The media has played both positive and negative roles in democracy and
security. With particular reference to the Western sponsored media,
bad news about Africa make the headlines all the time and even in
times of great achievements the negative aspect is highlighted.

Ghanaians could for instance not fathom why the Bloombergs, Al
Jazeeras and a host of others chose to call Ghana’s last elections
for the ruling party’s candidate when Professor Mills was leading
the poll by a respectable margin. Back home Kufuor had over the past
eight years sponsored a vociferous bunch of no-good journalists who
had sold their ethics and were practising what I will refer to as
stomach journalism. They aided in creating an atmosphere of fear and
turned the NPP leadership into a quasi-dictatorship with power
centralised within the presidency and all dissenting opinion snuffed
out with the full weight of the sponsored media.

I must admit that some media houses stayed neutral and made great
efforts to report the real situation on the ground. One station in
Accra was brave enough to call the election for Prof Mills eliciting
heavy abuse from the ruling party. The inevitable nevertheless
happened.

CONCLUSION

Africa’s security and political stability is key for real
socio-economic development. Security in effect relies on a genuine
democratic culture. Significantly, directions taken by countries such
as Ghana have served as a source of inspiration to many countries
within the region and beyond. As leaders of our countries, we have a
responsibility to gauge the mood of the people and always move the
political train in a direction that ensures that the electorate feel
their interests have been served. Democracy makes true meaning when it
is the kind of governance that advertises true people power. It is not
the absence of military interventions, which we seem to have achieved
that will restore democracy, freedom, justice and development. What is
required is the integrity of leadership and ability to empower the
people. Leadership should have confidence in our people and not feel
intimidated by empowering them.

Are we bold enough to empower the people? Are we prepared to be
accountable to the people?

Corruption has persisted because our leaders have used state machinery
to terrorise the people and silenced the opposition. Vested interests
from outside have also contributed to perpetuating this by
whitewashing such corrupt and autocratic governments.
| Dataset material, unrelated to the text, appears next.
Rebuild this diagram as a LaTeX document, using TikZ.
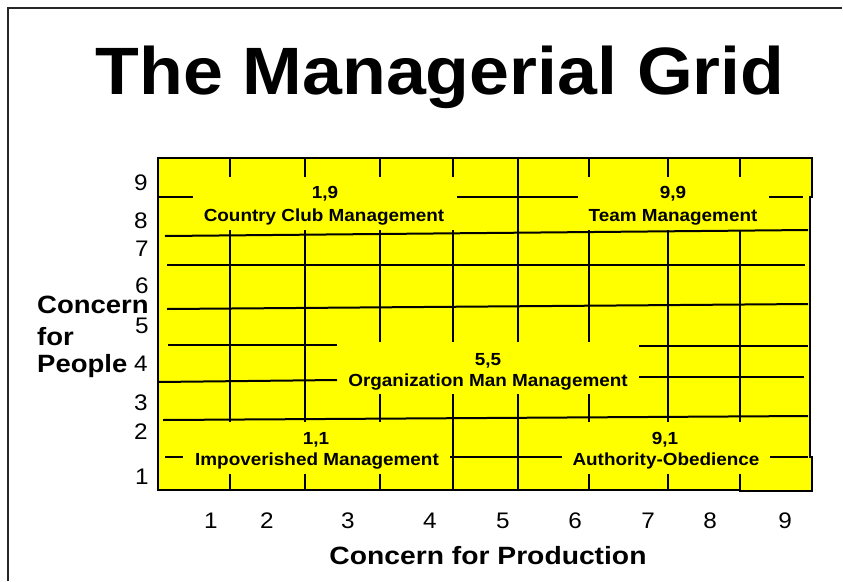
\documentclass[tikz,border=0pt]{standalone}
\usepackage{fontspec}
\setmainfont{Liberation Sans}
\usepackage{graphicx}
\definecolor{ylw}{RGB}{255,255,0}
\newcommand\hs[2][1.08]{\scalebox{#1}[1]{#2}}
\begin{document}
\begin{tikzpicture}[x=1pt,y=-1pt,
  lbl/.style={font=\fontsize{17.5}{20}\selectfont\bfseries, inner sep=0pt, anchor=base},
  dig/.style={font=\fontsize{22.5}{24}\selectfont, inner sep=0pt, anchor=base},
  axt/.style={font=\fontsize{25}{28}\selectfont\bfseries, inner sep=0pt, anchor=base},
  gl/.style={line width=2.4pt, black},
  hl/.style={line width=2pt, black}]
\useasboundingbox (0,0) rectangle (843,581);
% frame
\draw[line width=1.5pt, black!85] (8,581) -- (8,8) -- (842,8);
% title
\node[inner sep=0pt, anchor=base, font=\fontsize{67}{70}\selectfont\bfseries] (title) at (440,94) {\hs[1.07]{The Managerial Grid}};
% yellow area
\fill[ylw] (158,158) rectangle (810,490);
\fill[ylw] (742,157) rectangle (812,197);
\fill[ylw] (740,457) rectangle (812,491);
\draw[line width=2pt, line join=miter] (158,158) -- (812,158) -- (812,197) -- (810,197) -- (810,457) -- (812,457) -- (812,491) -- (740,491) -- (740,490) -- (158,490) -- cycle;
% vertical lines
\foreach \x in {230,305,380,453,589,668,740} \draw[gl] (\x,158) -- (\x,177);
\draw[gl] (230,230) -- (230,422);
\draw[gl] (305,230) -- (305,422);
\draw[gl] (380,230) -- (380,342);
\draw[gl] (380,394) -- (380,422);
\draw[gl] (453,230) -- (453,342);
\draw[gl] (453,394) -- (453,490);
\draw[gl] (518,158) -- (518,342);
\draw[gl] (518,394) -- (518,490);
\draw[gl] (589,230) -- (589,342);
\draw[gl] (589,394) -- (589,422);
\draw[gl] (668,230) -- (668,422);
\draw[gl] (740,230) -- (740,422);
\foreach \x in {230,305,380,589,668,740} \draw[gl] (\x,474) -- (\x,490);
% horizontal lines
\draw[hl] (158,197) -- (193,197);
\draw[hl] (457,197) -- (578,197);
\draw[hl] (769,197) -- (803,197);
\draw[hl] (165,236) -- (808,230);
\draw[hl] (167,265) -- (805,265);
\draw[hl] (167,309) -- (808,304);
\draw[hl] (168,345) -- (337,345);
\draw[hl] (639,346) -- (808,346);
\draw[hl] (158,382) -- (337,380);
\draw[hl] (639,377) -- (804,377);
\draw[hl] (163,420) -- (808,416);
\draw[hl] (165,457) -- (183,457);
\draw[hl] (450,457) -- (562,457);
\draw[hl] (770,457) -- (808,457);
% quadrant labels
\node[lbl] (q19a) at (325,198) {\hs{1,9}};
\node[lbl] (q19b) at (324,221) {\hs{Country Club Management}};
\node[lbl] (q99a) at (673,198) {\hs{9,9}};
\node[lbl] (q99b) at (673,221) {\hs{Team Management}};
\node[lbl] (q55a) at (488,365) {\hs{5,5}};
\node[lbl] (q55b) at (488,386) {\hs{Organization Man Management}};
\node[lbl] (q11a) at (316,444) {\hs{1,1}};
\node[lbl] (q11b) at (317,465) {\hs{Impoverished Management}};
\node[lbl] (q91a) at (665,444) {\hs{9,1}};
\node[lbl] (q91b) at (666,465) {\hs{Authority-Obedience}};
% left axis digits
\node[dig] (l9) at (141,190) {\hs{9}};
\node[dig] (l8) at (141,228) {\hs{8}};
\node[dig] (l7) at (142,256) {\hs{7}};
\node[dig] (l6) at (142,293) {\hs{6}};
\node[dig] (l5) at (142,333) {\hs{5}};
\node[dig] (l4) at (141,371) {\hs{4}};
\node[dig] (l3) at (141,410) {\hs{3}};
\node[dig] (l2) at (141,439) {\hs{2}};
\node[dig] (l1) at (142,484) {\hs{1}};
% bottom axis digits
\node[dig] (b1) at (211,528) {\hs{1}};
\node[dig] (b2) at (267,528) {\hs{2}};
\node[dig] (b3) at (348,528) {\hs{3}};
\node[dig] (b4) at (430,528) {\hs{4}};
\node[dig] (b5) at (503,528) {\hs{5}};
\node[dig] (b6) at (575,528) {\hs{6}};
\node[dig] (b7) at (648,528) {\hs{7}};
\node[dig] (b8) at (710,528) {\hs{8}};
\node[dig] (b9) at (785,528) {\hs{9}};
% axis titles
\node[axt] (xt) at (488,564) {\hs[1.13]{Concern for Production}};
\node[axt, anchor=base west] (yt1) at (37,313) {\hs[1.1]{Concern}};
\node[axt, anchor=base west] (yt2) at (37,345) {\hs[1.1]{for}};
\node[axt, anchor=base west] (yt3) at (37,372) {\hs[1.1]{People}};
\end{tikzpicture}
\end{document}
In Ghana, the recent victory of the NDC is a strong indication that
people are ready to lay down their lives for freedom, and has sparked
hope that the opposition can stand up to the power of corrupt and
autocratic governments. The uni-polar nature of the Blair-Bush years
did little to improve the political situation in Africa. The growing
culture of democracy suffered a serious setback.

Ladies and Gentlemen, Barrack Obama offers hope for the world. His
victory is to some extent an indictment of the political immorality of
the past and the savagery of capitalism as Pope John Paul put it.
Obama’s leadership will now hopefully make it more difficult for
governments to get away with the corrupt and autocratic behaviour
since the fall of the bipolar world. Let us take advantage of the
redeemed political morality before we lose this opportunity again.

Interference by some Western powers in African political affairs where
corrupt and errant leaders are supported to consolidate their stay in
power should be denounced in no uncertain terms.

When students and academics like you make an assessment of Africa it
is important that you identify the underlying issues created by your
own leadership and make calls to them to revise their posture.
Democracy is democracy so long as it is propped by freedom and
justice, probity and accountability. Our problem is having to deal
with the Western double standards unknown to the public. We are
clothed in the form while they live the substance!

I take this opportunity to thank the Oxford Research Network on
Governance in Africa and the University of Oxford for the opportunity
to address this august audience. Thank you to all who helped in
facilitating this trip. Good evening.